Required work> Starting from the top of the material, restate each line exactly until the line that contains "0.0019, 0.0028, 0.0038, 0.0052, 0.0062, 0.0076, 0.0092]", which is also copied. Pictures are excluded.

Supplied information>
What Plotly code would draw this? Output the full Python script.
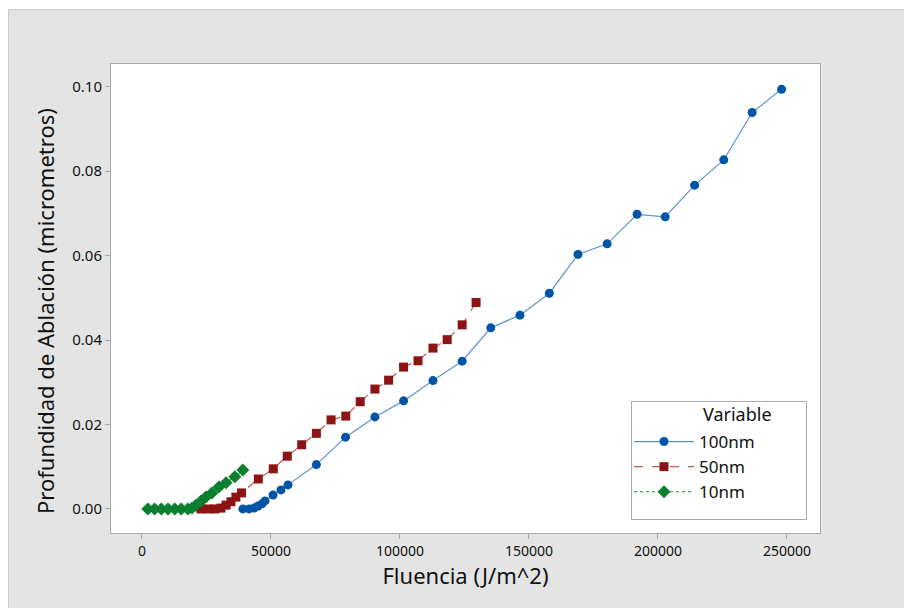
import plotly.graph_objects as go

# ---- data ----
fluence_100nm = [39100, 41500, 43400, 45000, 46500, 47700, 50800, 53900, 56600,
                 67600, 78900, 90300, 101400, 112800, 124100, 135200, 146500,
                 157900, 169000, 180300, 191900, 202800, 214200, 225500, 236500, 247900]
depth_100nm = [0.0, 0.0, 0.0002, 0.0007, 0.0012, 0.0019, 0.0033, 0.0045, 0.0057,
               0.0105, 0.0170, 0.0218, 0.0256, 0.0304, 0.0350, 0.0429, 0.0459,
               0.0511, 0.0603, 0.0628, 0.0698, 0.0692, 0.0767, 0.0827, 0.0939, 0.0994]

fluence_50nm = [22900, 25600, 28300, 30600, 32600, 34500, 36400, 38600,
                45100, 50900, 56300, 61900, 67600, 73300, 79000, 84600, 90300,
                95600, 101400, 107000, 112800, 118300, 124100, 129500]
depth_50nm = [0.0, 0.0, 0.0, 0.0002, 0.0009, 0.0017, 0.0028, 0.0038,
              0.0071, 0.0095, 0.0125, 0.0152, 0.0179, 0.0211, 0.0220, 0.0254, 0.0284,
              0.0305, 0.0336, 0.0351, 0.0381, 0.0401, 0.0436, 0.0489]

fluence_10nm = [2300, 4900, 7500, 10100, 12700, 15200, 17800, 19400, 20900,
                22900, 24800, 27100, 29800, 32600, 36000, 39100]
depth_10nm = [0.0, 0.0, 0.0, 0.0, 0.0, 0.0, 0.0, 0.0002, 0.0009,
              0.0019, 0.0028, 0.0038, 0.0052, 0.0062, 0.0076, 0.0092]

series_names = ["100nm", "50nm", "10nm"]
legend_title = "Variable"
x_title = "Fluencia (J/m^2)"
y_title = "Profundidad de Ablación (micrometros)"
x_ticks = [0, 50000, 100000, 150000, 200000, 250000]
y_ticks = [0.0, 0.02, 0.04, 0.06, 0.08, 0.10]

FONT = "Noto Sans"
TXT = "#111111"

fig = go.Figure()
fig.add_trace(go.Scatter(
    x=fluence_100nm, y=depth_100nm, name=series_names[0], mode="lines+markers",
    line=dict(color="#5f93d3", width=1.2, dash="solid"),
    marker=dict(symbol="circle", size=9, color="#0054a6"),
))
fig.add_trace(go.Scatter(
    x=fluence_50nm, y=depth_50nm, name=series_names[1], mode="lines+markers",
    line=dict(color="#c05a5a", width=1.2, dash="dash"),
    marker=dict(symbol="square", size=9, color="#8c1414"),
))
fig.add_trace(go.Scatter(
    x=fluence_10nm, y=depth_10nm, name=series_names[2], mode="lines+markers",
    line=dict(color="#1a8a36", width=1.2, dash="dot"),
    marker=dict(symbol="diamond", size=10, color="#0a7f2e"),
))

# plot-area geometry (px)
W, H = 904, 608
L, R, T, B = 111, 84, 64, 75
pw, ph = W - L - R, H - T - B

def px_to_paper_x(px):
    return (px - L) / pw

def px_to_paper_y(py):
    return (H - B - py) / ph

shapes = [
    dict(type="rect", xref="paper", yref="paper", layer="below",
         x0=px_to_paper_x(-5), x1=px_to_paper_x(W + 5), y0=px_to_paper_y(9), y1=px_to_paper_y(-5),
         fillcolor="white", line=dict(width=0)),
    dict(type="rect", xref="paper", yref="paper", layer="below",
         x0=px_to_paper_x(-5), x1=px_to_paper_x(8), y0=px_to_paper_y(H + 5), y1=px_to_paper_y(-5),
         fillcolor="white", line=dict(width=0)),
    dict(type="line", xref="paper", yref="paper", layer="below",
         x0=px_to_paper_x(8), x1=px_to_paper_x(W + 5), y0=px_to_paper_y(9.5), y1=px_to_paper_y(9.5),
         line=dict(color="#cccccc", width=1)),
    dict(type="line", xref="paper", yref="paper", layer="below",
         x0=px_to_paper_x(8.5), x1=px_to_paper_x(8.5), y0=px_to_paper_y(9), y1=px_to_paper_y(H + 5),
         line=dict(color="#cccccc", width=1)),
    dict(type="rect", xref="paper", yref="paper", layer="above",
         x0=px_to_paper_x(631.5), x1=px_to_paper_x(806.5), y0=px_to_paper_y(519.5), y1=px_to_paper_y(401.5),
         fillcolor="white", line=dict(color="#aaaaaa", width=1)),
]

fig.update_layout(
    width=W, height=H,
    margin=dict(l=L, r=R, t=T, b=B, pad=0),
    paper_bgcolor="#e4e4e4", plot_bgcolor="white",
    font=dict(family=FONT, color=TXT),
    shapes=shapes,
    showlegend=True,
    legend=dict(
        x=px_to_paper_x(629), y=px_to_paper_y(424), xanchor="left", yanchor="top",
        bgcolor="rgba(0,0,0,0)", borderwidth=0,
        font=dict(family=FONT, size=17, color=TXT),
        itemwidth=60, tracegroupgap=0,
    ),
    annotations=[
        dict(text=legend_title, xref="paper", yref="paper",
             x=px_to_paper_x(737), y=px_to_paper_y(414), xanchor="center", yanchor="middle",
             showarrow=False, font=dict(family=FONT, size=18, color=TXT)),
        dict(text=y_title, xref="paper", yref="paper", textangle=-90,
             x=px_to_paper_x(45), y=px_to_paper_y(311), xanchor="center", yanchor="middle",
             showarrow=False, font=dict(family=FONT, size=22, color=TXT)),
    ],
    xaxis=dict(
        range=[-12000, 262800], tickvals=x_ticks, ticktext=[str(v) for v in x_ticks],
        showgrid=False, zeroline=False, showline=True, mirror=True,
        linecolor="#a8a8a8", linewidth=1, ticks="outside", ticklen=5, tickcolor="#a8a8a8",
        tickfont=dict(family=FONT, size=14, color=TXT),
        title=dict(text=x_title, font=dict(family=FONT, size=22, color=TXT), standoff=6),
    ),
    yaxis=dict(
        range=[-0.0057, 0.1054], tickvals=y_ticks, tickformat=".2f",
        showgrid=False, zeroline=False, showline=True, mirror=True,
        linecolor="#a8a8a8", linewidth=1, ticks="outside", ticklen=5, tickcolor="#a8a8a8",
        tickfont=dict(family=FONT, size=15, color=TXT),
    ),
)

fig.write_html("out.html")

The solution>
What Plotly code would draw this? Output the full Python script.
import plotly.graph_objects as go

# ---- data ----
fluence_100nm = [39100, 41500, 43400, 45000, 46500, 47700, 50800, 53900, 56600,
                 67600, 78900, 90300, 101400, 112800, 124100, 135200, 146500,
                 157900, 169000, 180300, 191900, 202800, 214200, 225500, 236500, 247900]
depth_100nm = [0.0, 0.0, 0.0002, 0.0007, 0.0012, 0.0019, 0.0033, 0.0045, 0.0057,
               0.0105, 0.0170, 0.0218, 0.0256, 0.0304, 0.0350, 0.0429, 0.0459,
               0.0511, 0.0603, 0.0628, 0.0698, 0.0692, 0.0767, 0.0827, 0.0939, 0.0994]

fluence_50nm = [22900, 25600, 28300, 30600, 32600, 34500, 36400, 38600,
                45100, 50900, 56300, 61900, 67600, 73300, 79000, 84600, 90300,
                95600, 101400, 107000, 112800, 118300, 124100, 129500]
depth_50nm = [0.0, 0.0, 0.0, 0.0002, 0.0009, 0.0017, 0.0028, 0.0038,
              0.0071, 0.0095, 0.0125, 0.0152, 0.0179, 0.0211, 0.0220, 0.0254, 0.0284,
              0.0305, 0.0336, 0.0351, 0.0381, 0.0401, 0.0436, 0.0489]

fluence_10nm = [2300, 4900, 7500, 10100, 12700, 15200, 17800, 19400, 20900,
                22900, 24800, 27100, 29800, 32600, 36000, 39100]
depth_10nm = [0.0, 0.0, 0.0, 0.0, 0.0, 0.0, 0.0, 0.0002, 0.0009,
              0.0019, 0.0028, 0.0038, 0.0052, 0.0062, 0.0076, 0.0092]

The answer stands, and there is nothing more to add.